Why Traditional Solutions Alone Are Not Enough
Policies supporting guidance exist, and recent reforms — including the National Guidance and Counseling Day and curriculum integration efforts — show growing awareness.
However, structural realities remain:
- Shortage of trained counselors
- Large student populations
- Urban–rural inequalities
- Limited exposure to modern career paths
- Rapidly changing job markets
Relying solely on traditional school counseling models cannot meet the scale of Cameroon’s youth population.
This is where innovation becomes essential.
A New Approach: Technology and Community as Orientation Infrastructure
Across Africa, a new generation of solutions is emerging — combining technology, mentorship, and community engagement to rethink orientation.
In Cameroon, initiatives like Togeva are exploring how orientation can move beyond offices and occasional seminars into continuous, accessible support systems.

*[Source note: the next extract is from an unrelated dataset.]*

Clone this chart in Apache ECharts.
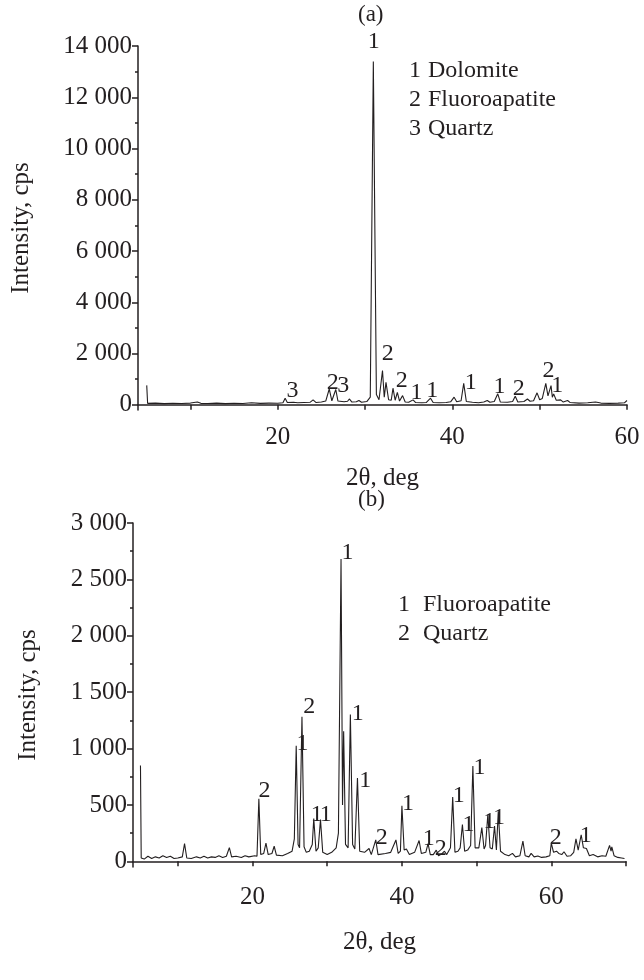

Rather than waiting for students to reach guidance counselors, digital platforms can:
- Provide personalized career exploration
- Connect students with mentors and professionals
- Offer structured orientation content anytime
- Support informed academic decision-making
- Reach students even in underserved areas
This approach shifts orientation from an event to an ecosystem.
It complements schools instead of replacing them, extending guidance beyond classroom walls.
Why Orientation Is Now a National Development Issue
Youth unemployment and skills mismatch are not only economic problems — they are orientation problems.
When students lack direction:
- Talents remain undiscovered.
- Technical pathways are undervalued.
- Graduates struggle to transition into work.
- Innovation slows.
But when orientation works, education becomes aligned with national development goals.
Countries investing in structured career guidance systems consistently see improved educational outcomes and workforce readiness.
For Cameroon, strengthening orientation is not optional. It is strategic.
The Way Forward: Building an Orientation Ecosystem
Transforming orientation requires collaboration between:
- Government institutions
- Schools and universities
- Teachers and parents
- Private innovators
- Youth-led organizations
- Digital platforms like Togeva
Key priorities include:
- Introducing orientation early in primary education
- Embedding career exploration into curricula
- Training teachers as first-line mentors
- Leveraging technology for scale and accessibility
- Creating partnerships between education and industry
Orientation must become continuous, inclusive, and future-focused.
Conclusion: From Education to Direction
Cameroon has successfully expanded access to education. The next challenge is ensuring education leads somewhere meaningful.
Students do not only need classrooms.
They need clarity.
Orientation is the bridge between learning and livelihood — between potential and purpose.
If Cameroon wants a generation capable of innovation, entrepreneurship, and national transformation, orientation cannot remain an afterthought.
It must become the backbone of the educational experience.
And increasingly, that transformation will depend on bold collaborations between education systems and innovative platforms reimagining how young people discover their future.